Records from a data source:

◇ ◇ ◇ ◇

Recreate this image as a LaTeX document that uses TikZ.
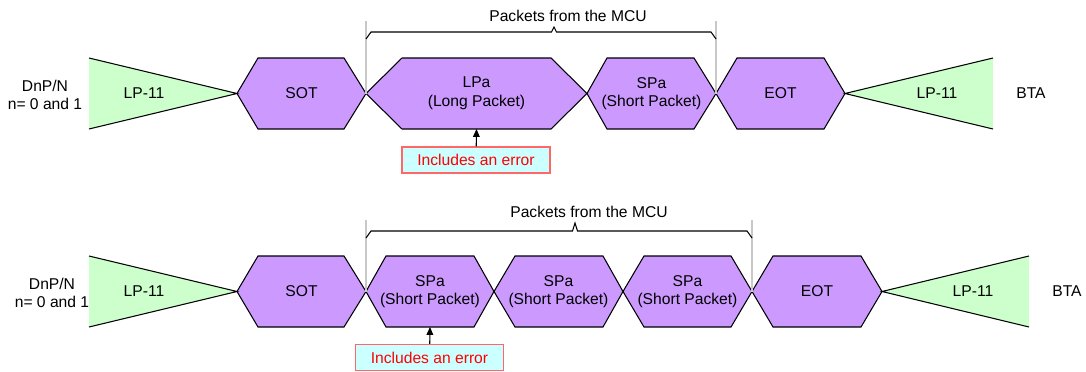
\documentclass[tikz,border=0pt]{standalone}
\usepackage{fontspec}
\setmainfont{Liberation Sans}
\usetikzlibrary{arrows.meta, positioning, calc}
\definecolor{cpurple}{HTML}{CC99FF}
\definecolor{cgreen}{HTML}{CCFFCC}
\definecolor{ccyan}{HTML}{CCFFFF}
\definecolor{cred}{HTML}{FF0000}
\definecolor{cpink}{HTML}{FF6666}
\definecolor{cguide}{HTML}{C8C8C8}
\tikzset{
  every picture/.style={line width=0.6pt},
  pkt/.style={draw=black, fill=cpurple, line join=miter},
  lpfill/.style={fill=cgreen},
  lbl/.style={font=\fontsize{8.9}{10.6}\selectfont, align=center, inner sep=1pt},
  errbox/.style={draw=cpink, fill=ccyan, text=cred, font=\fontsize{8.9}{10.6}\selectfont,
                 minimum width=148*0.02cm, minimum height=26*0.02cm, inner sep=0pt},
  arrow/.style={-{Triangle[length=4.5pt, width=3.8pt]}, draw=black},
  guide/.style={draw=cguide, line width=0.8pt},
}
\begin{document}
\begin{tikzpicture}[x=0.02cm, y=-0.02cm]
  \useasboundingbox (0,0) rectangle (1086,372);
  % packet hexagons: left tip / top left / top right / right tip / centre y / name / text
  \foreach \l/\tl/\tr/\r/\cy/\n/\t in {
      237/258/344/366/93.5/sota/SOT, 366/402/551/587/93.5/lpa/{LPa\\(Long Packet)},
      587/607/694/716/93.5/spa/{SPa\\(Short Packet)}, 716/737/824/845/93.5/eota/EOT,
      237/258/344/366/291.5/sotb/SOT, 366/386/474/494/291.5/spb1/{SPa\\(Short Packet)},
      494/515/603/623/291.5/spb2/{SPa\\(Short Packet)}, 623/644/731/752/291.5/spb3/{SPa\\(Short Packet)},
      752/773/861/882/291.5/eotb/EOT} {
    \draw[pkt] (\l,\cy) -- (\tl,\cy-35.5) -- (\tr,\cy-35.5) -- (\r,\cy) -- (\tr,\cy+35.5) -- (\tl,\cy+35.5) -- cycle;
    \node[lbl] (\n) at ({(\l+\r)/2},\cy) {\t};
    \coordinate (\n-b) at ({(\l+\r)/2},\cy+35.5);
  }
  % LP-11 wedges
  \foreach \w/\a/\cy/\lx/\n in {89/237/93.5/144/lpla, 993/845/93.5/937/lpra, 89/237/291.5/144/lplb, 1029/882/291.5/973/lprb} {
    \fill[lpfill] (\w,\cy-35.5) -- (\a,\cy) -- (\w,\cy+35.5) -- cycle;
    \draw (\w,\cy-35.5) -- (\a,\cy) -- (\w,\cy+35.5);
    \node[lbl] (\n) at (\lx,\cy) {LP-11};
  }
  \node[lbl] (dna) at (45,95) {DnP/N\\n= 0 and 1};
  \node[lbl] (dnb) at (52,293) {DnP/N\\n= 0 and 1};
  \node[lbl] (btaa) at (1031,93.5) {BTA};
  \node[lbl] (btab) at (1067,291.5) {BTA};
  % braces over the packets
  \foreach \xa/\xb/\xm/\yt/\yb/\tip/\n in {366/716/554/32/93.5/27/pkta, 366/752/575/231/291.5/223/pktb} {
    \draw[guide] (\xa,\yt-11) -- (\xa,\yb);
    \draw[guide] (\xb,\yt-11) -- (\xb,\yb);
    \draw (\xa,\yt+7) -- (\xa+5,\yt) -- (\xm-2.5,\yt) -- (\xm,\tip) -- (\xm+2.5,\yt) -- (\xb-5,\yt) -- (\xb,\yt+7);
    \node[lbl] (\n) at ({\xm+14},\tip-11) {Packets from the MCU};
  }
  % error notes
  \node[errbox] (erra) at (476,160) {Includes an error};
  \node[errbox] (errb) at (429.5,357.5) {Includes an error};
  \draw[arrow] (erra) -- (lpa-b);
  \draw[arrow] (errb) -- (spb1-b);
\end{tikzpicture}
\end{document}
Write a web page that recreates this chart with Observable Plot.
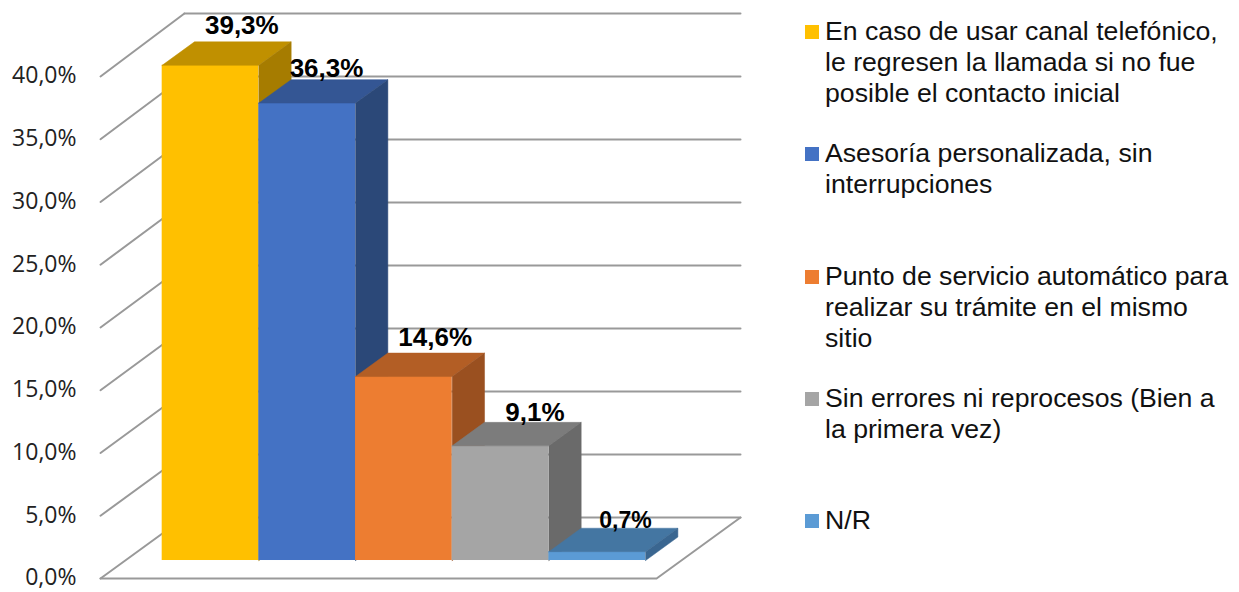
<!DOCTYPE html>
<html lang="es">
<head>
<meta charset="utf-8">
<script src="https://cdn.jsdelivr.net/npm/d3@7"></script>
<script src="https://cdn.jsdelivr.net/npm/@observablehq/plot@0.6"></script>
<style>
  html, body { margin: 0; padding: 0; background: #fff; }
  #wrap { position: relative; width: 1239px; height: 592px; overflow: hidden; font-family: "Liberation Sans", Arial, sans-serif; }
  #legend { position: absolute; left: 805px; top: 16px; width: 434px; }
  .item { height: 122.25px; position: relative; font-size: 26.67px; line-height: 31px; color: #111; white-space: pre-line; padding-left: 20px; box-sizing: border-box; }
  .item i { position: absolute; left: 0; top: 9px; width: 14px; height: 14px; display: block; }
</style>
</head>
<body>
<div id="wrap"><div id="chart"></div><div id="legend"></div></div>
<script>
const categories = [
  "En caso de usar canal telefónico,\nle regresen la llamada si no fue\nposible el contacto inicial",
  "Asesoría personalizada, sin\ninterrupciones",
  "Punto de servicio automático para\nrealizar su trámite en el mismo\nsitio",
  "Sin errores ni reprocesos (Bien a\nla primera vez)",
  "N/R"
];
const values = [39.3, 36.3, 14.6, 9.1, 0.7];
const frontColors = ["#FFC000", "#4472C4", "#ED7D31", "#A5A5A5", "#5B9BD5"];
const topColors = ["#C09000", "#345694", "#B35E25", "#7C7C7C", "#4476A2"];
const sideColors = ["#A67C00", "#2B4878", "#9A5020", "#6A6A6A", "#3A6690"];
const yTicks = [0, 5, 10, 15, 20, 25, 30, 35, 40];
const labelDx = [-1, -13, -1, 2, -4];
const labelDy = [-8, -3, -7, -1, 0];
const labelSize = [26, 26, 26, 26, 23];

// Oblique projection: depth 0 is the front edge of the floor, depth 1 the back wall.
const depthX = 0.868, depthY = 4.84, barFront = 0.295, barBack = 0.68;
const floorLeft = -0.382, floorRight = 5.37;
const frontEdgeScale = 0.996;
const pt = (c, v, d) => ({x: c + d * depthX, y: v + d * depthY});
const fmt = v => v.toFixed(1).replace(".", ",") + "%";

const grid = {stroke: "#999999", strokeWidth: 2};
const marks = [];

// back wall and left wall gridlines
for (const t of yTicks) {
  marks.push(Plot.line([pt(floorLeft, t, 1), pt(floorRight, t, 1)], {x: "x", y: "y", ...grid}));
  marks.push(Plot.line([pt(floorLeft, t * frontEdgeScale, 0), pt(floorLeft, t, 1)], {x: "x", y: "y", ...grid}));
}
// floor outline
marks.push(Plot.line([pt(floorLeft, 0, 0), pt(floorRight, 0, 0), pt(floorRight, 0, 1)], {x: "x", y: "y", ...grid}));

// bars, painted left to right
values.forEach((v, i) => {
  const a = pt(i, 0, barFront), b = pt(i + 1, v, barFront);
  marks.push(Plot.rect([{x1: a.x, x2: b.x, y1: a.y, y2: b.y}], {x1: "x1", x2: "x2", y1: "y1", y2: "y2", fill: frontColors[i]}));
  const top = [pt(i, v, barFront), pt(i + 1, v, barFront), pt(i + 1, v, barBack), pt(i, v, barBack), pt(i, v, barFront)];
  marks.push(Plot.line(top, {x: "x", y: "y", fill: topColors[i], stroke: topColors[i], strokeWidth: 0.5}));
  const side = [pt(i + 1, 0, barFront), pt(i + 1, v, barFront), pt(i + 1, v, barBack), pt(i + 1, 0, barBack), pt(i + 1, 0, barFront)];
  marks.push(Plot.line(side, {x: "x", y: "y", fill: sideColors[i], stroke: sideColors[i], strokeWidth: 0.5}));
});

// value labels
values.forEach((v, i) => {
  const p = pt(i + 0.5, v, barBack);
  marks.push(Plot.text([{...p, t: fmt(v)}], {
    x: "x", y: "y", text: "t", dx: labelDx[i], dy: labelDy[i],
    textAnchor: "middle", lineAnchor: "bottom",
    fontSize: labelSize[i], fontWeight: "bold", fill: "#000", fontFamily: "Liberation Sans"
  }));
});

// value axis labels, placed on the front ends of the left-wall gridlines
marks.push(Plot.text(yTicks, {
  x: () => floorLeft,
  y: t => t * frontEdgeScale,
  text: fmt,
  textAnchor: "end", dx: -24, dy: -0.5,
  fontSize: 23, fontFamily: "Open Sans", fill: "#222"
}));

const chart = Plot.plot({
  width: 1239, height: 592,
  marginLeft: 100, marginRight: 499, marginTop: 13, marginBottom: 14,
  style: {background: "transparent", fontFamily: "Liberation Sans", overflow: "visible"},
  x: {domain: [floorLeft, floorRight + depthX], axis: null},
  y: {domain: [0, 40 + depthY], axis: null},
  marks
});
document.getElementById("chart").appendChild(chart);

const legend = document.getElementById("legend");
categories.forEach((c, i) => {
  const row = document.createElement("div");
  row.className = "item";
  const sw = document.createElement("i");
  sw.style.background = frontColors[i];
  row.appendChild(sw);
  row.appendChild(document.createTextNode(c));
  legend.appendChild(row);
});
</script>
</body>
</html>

◇ ◇ ◇ ◇

_Your goal_
Copy the part that starts at the line with "Write a web" and finishes at the line with "const marks = [];", both included, and nothing more. Pictures are left out.

_Solution below_
Write a web page that recreates this chart with Observable Plot.
<!DOCTYPE html>
<html lang="es">
<head>
<meta charset="utf-8">
<script src="https://cdn.jsdelivr.net/npm/d3@7"></script>
<script src="https://cdn.jsdelivr.net/npm/@observablehq/plot@0.6"></script>
<style>
  html, body { margin: 0; padding: 0; background: #fff; }
  #wrap { position: relative; width: 1239px; height: 592px; overflow: hidden; font-family: "Liberation Sans", Arial, sans-serif; }
  #legend { position: absolute; left: 805px; top: 16px; width: 434px; }
  .item { height: 122.25px; position: relative; font-size: 26.67px; line-height: 31px; color: #111; white-space: pre-line; padding-left: 20px; box-sizing: border-box; }
  .item i { position: absolute; left: 0; top: 9px; width: 14px; height: 14px; display: block; }
</style>
</head>
<body>
<div id="wrap"><div id="chart"></div><div id="legend"></div></div>
<script>
const categories = [
  "En caso de usar canal telefónico,\nle regresen la llamada si no fue\nposible el contacto inicial",
  "Asesoría personalizada, sin\ninterrupciones",
  "Punto de servicio automático para\nrealizar su trámite en el mismo\nsitio",
  "Sin errores ni reprocesos (Bien a\nla primera vez)",
  "N/R"
];
const values = [39.3, 36.3, 14.6, 9.1, 0.7];
const frontColors = ["#FFC000", "#4472C4", "#ED7D31", "#A5A5A5", "#5B9BD5"];
const topColors = ["#C09000", "#345694", "#B35E25", "#7C7C7C", "#4476A2"];
const sideColors = ["#A67C00", "#2B4878", "#9A5020", "#6A6A6A", "#3A6690"];
const yTicks = [0, 5, 10, 15, 20, 25, 30, 35, 40];
const labelDx = [-1, -13, -1, 2, -4];
const labelDy = [-8, -3, -7, -1, 0];
const labelSize = [26, 26, 26, 26, 23];

// Oblique projection: depth 0 is the front edge of the floor, depth 1 the back wall.
const depthX = 0.868, depthY = 4.84, barFront = 0.295, barBack = 0.68;
const floorLeft = -0.382, floorRight = 5.37;
const frontEdgeScale = 0.996;
const pt = (c, v, d) => ({x: c + d * depthX, y: v + d * depthY});
const fmt = v => v.toFixed(1).replace(".", ",") + "%";

const grid = {stroke: "#999999", strokeWidth: 2};
const marks = [];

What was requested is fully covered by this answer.